For Engage India, Training wing

visit www.engageindia.in for info, write me daniel@engageindia.in

Monday, February 15, 2010

Keeping up Versus Growth - Discipling India

Keeping up: Growth & discipleship

In the business of expanding the kingdom of God, Engage India is sitting on a Gold mine. The need and opportunity of the spread of the gospel is at large in the mission field of Jharkhand. And the gospel is spreading far and wide in this largely tribal land. But it has its challenges. Largely the gospel movement has been spreading through what I would like to call the “Web movement.” It would mean that the spread of the gospel is through kith and kin and not so much as an entire village. That would mean that in a village 3 families would come to faith and somewhere 15 kilometres away 3 families would come to the faith through their influence. Well there is great joy that the gospel is spreading fast and far, but it makes discipleship really difficult. Distance makes it difficult to follow them up. Discipleship needs regular close up association over a long period of time. And distance makes things difficult. And you make a real effort to disciple the group and when you have made some progress you say well I have done my part and let me take it a little easy. And then the church grows again and spreads even further. And then the new leaders take this difficult role. Who ever said it was easy?

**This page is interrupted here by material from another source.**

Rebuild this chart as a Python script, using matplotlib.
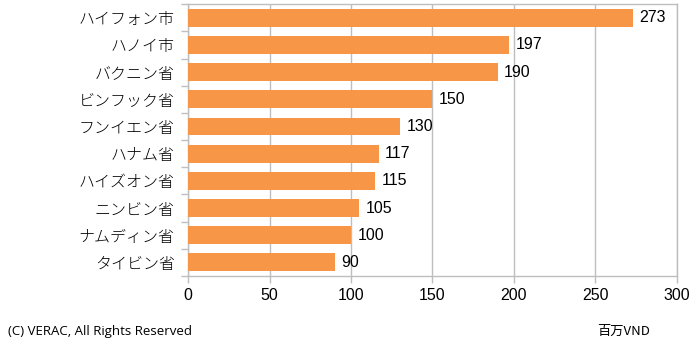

2010 is the year of discipleship. The deeper the new believers grow in the Lord the farther and deeper the church grows. When will India be evangelised

Wednesday, February 3, 2010

High, Deep & Wide - Gospel is unheard!

All of India needs to hear the gospel!

This week has taken me to a Baramasia village in a remote region in Jharkhand where a family was being oppressed by evil spirits. Through their son-in-law who has found hope in Jesus Christ, this family found a new way. They invited the evangelist in the region to share the gospel to them. I was invited to visit the region and share the freedom in Jesus. I was shocked at the number of villages there that have not heard the gospel ever before. There is no Christian in the entire region. The Catholics have over the last 30 years established many mission centres in the region. But they have a very small number of believers. But no Christian! I like to call Protestants as Christians. I am a strategist and immediately my brain was running fast to find a way to spread the gospel in these villages. Looking at this critical situation I would have normally said, it broke my heart! But over the 10 years in ministry, this has become a pattern. As you expand the mission field you find hundreds of villages that have not heard the gospel. My reaction this time round was, “I should lay out a plan for evangelization”. The gospel has to reach these villages. It is tough, because it takes any where from 1 to 6 years to get the first group of believing believers. It takes a while for the gospel to break through in a virgin land. The gospel still stands as an unheard way. The Christian world has much to respond to the need in the much un-evangelized North India.